The more you can get your child out and about, the more opportunities they have to learn new things. There are so many ways to do this, whether you have the summer off from work or have to work full-time:
- Send your kid to a few weeks of camp. It doesn’t have to be a hard-core academic program to be educational. My girls love learning new skills like archery and rock-climbing at Girl Scout camp. And remember, that family membership to your local science museum or children’s museum may entitle you to discounts on their summer camps and other summer education programs. No matter what your child’s interests – music or sports, theater or Legos, robotics or art – there’s a camp out there where they can follow their passion.
- Visit local museums; even if they’re ones you regularly visit, there may be new summer exhibits and activities.

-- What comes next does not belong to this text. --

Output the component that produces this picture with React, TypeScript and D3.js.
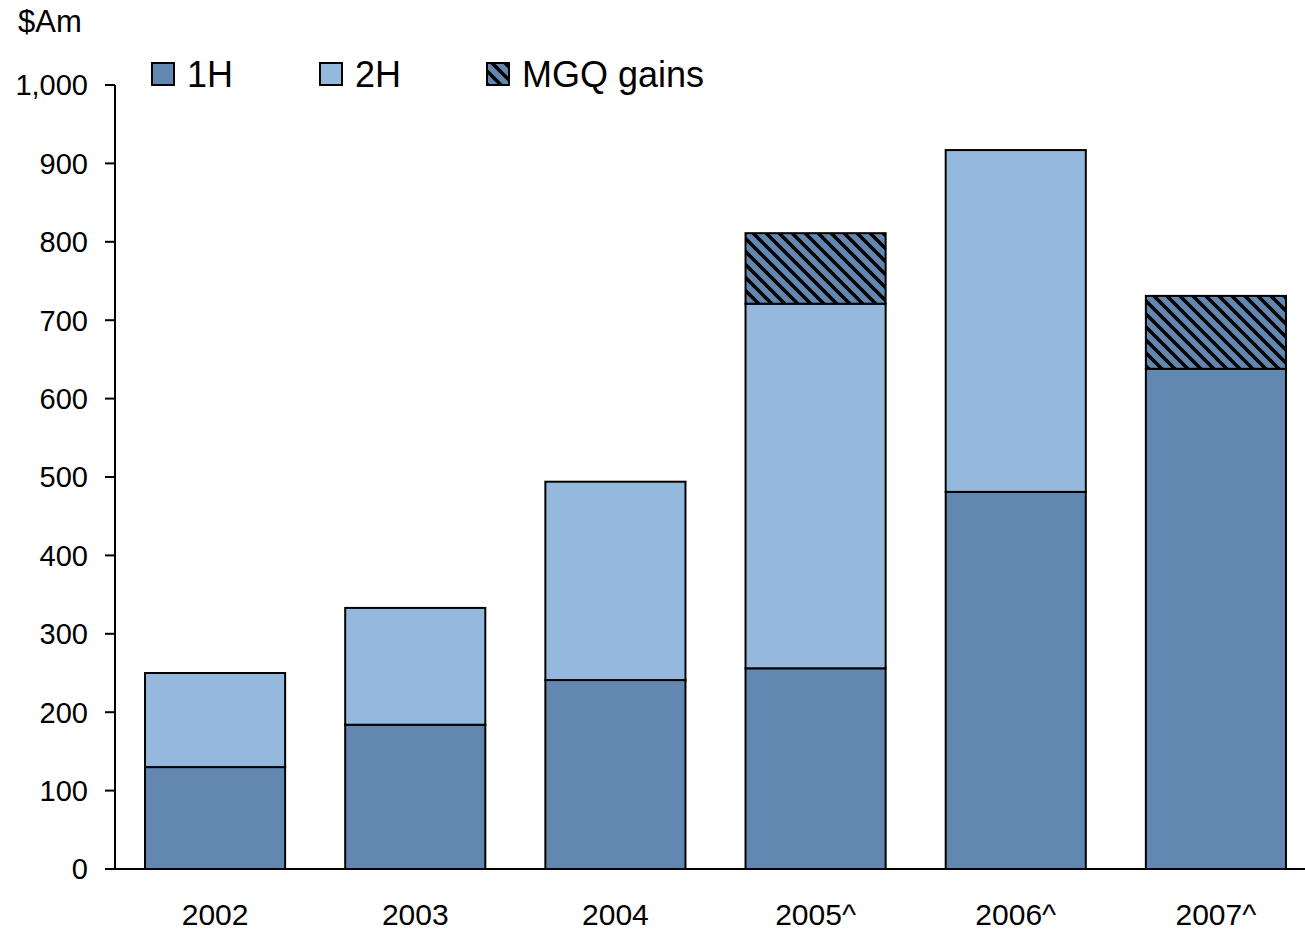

Or use the summer to visit some museums further from home, where your kids can learn new and different things.
- Visit as many national parks as you can. Stop first at the Visitor’s Center, and ask if that park has a Junior Ranger program, where kids can earn a pin or patch for completing educational activities while at the park. Check out the schedule of Ranger Talks at that park, and try to attend those especially geared toward younger visitors.
- If you have a factory or manufacturing plant in your area (especially if it produces some sort of food that your children might find interesting), see if they have factory tours that you can take. (They may even have a whole separate museum or activity center nearby!) Not only have my girls enjoyed tours as diverse as Cape Cod Potato Chips and Jelly Belly Jellybeans in their short lives – learning a lot about how these products are made, manufactured, and marketed along the way – but they especially liked the free samples handed out at the end of the tour!